I like to think of strip-tillers in this context — creative adaptors who are receptive to change and always looking to improve their recipe for success. For Iowa strip-tiller Wayne Fredericks that included data-driven analysis to calculate the economic return improving soil health can have on yield, farmland value and water use efficiency. 

Or the adoption of variable-rate fertilizing technology to reducing pop-up application rates by almost 80% as New York strip-tiller Donn Branton did on his twin-row strip-tilled corn acres. 

Strip-till pioneer Rich Follmer realized early on that where a recipe for success didn’t exist, he could engineer it himself as he did when he designed an innovative piece of equipment to till a narrow strip of soil to plant into.

But the keys to achieving satisfying results are practice, patience and intuition, along with knowing what your cornerstone ingredients are to drive repeatable results on your operation. 
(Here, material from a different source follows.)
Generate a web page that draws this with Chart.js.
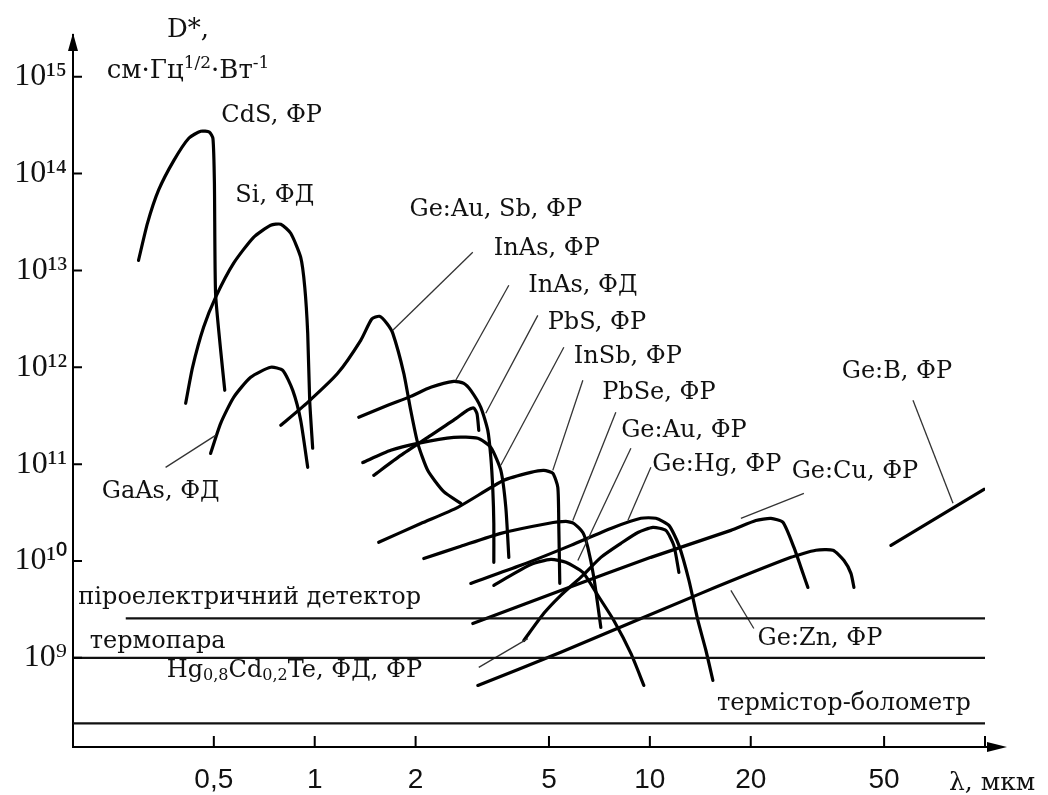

Looking at preliminary responses to the 2021 Strip-Till Practices Benchmark Study, (look for detailed coverage in the Summer issue) strip-tillers cited a variety of tools and techniques as their most valuable ingredients to a successful recipe — from the necessity of RTK to ensure repeatability to timing berm building immediately following harvest or preceding planting.

One respondent notes that his best tool is the friendship he’s established with other strip-tillers, to reflect on their annual successes and challenges. “We all farm in different areas and use different tools so it’s nice hearing about the good and bad they have in a year as well telling them of mine so we all learn and can maybe try different things.” 

For all of the foundational elements of the practice, strip-till is an inherently personal system, developed and refined though experience. As I’ve heard in the hallways and roundtable conversations at the National Strip-Tillage Conference, attendees openly share their secrets to success, with the caveat that what works for them, may not work for others. 

But even an anecdote can be a catalyst for inspiration. The same is true in the kitchen. Every chef is going to have a different cookbook — from novices like myself to the uniquely talented. It’s the passion and commitment to always improve that drives eventual success, however it is measured.

So keep creating, innovating and experimenting on your farm to develop the best recipe for strip-till success. It’s a satisfying feeling when your combination of ingredients produces results you can be proud of.